Pada akhir pertunjukan, tokoh Godogan (ahli bioakustik yang berubah jadi kodok) akhirnya paham kehidupan kodok. Ia berseru bahwa dirinya tahu harus apa untuk membantu kodok-kodok di alam.
”Kami tidak memberi jawaban yang jelas tentang maksud Godogan. Biar jadi interpretasi terbuka buat penonton. Sebab, setiap orang punya cara sendiri untuk menjaga lingkungan. Ada yang menghemat air, tidak memakai plastik, atau tidak bepergian dengan pesawat,” ucap Marie.
Pertunjukan selesai dalam waktu lebih kurang sejam. Sebagian penonton kembali duduk melingkar di lapangan ketika hujan berhenti, sebagian lainnya bergeming di pinggir lapangan. Setelah pertunjukan rampung, pembawa acara membuka sesi diskusi untuk penonton yang ingin bertanya atau menyampaikan komentar.

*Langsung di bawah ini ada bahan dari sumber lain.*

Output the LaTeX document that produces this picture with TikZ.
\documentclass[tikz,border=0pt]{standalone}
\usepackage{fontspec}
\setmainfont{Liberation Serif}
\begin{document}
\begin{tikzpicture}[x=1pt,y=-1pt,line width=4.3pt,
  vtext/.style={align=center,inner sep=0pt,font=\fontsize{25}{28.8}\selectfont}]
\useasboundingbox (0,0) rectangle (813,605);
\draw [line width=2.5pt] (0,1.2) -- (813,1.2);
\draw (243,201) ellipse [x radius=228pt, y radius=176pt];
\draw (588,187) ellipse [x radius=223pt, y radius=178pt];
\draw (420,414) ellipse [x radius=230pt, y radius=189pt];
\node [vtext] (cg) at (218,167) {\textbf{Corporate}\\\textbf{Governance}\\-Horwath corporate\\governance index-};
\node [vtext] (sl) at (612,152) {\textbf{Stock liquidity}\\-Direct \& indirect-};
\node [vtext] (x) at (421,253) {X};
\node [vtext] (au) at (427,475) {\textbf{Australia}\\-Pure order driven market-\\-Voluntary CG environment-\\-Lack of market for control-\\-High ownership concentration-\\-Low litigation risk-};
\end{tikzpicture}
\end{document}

Salah seorang penonton diminta menjelaskan interpretasinya terhadap pertunjukan yang baru saja ditontonnya. Ia membahas soal kesombongan manusia terhadap alam. Penonton lain mengapresiasi ide gabungan budaya Indonesia dengan pegiat seni dari Perancis. Pesan apa pun yang diperoleh, penonton tidak salah.
”Tidak apa jika tidak mengerti cerita atau pertunjukan ini sepenuhnya. Kadang kita terlalu fokus untuk meneliti untuk memahami pertunjukan. Menurut saya, kita hanya perlu duduk, mendengarkan, dan menikmati pertunjukannya,” tutur Marie.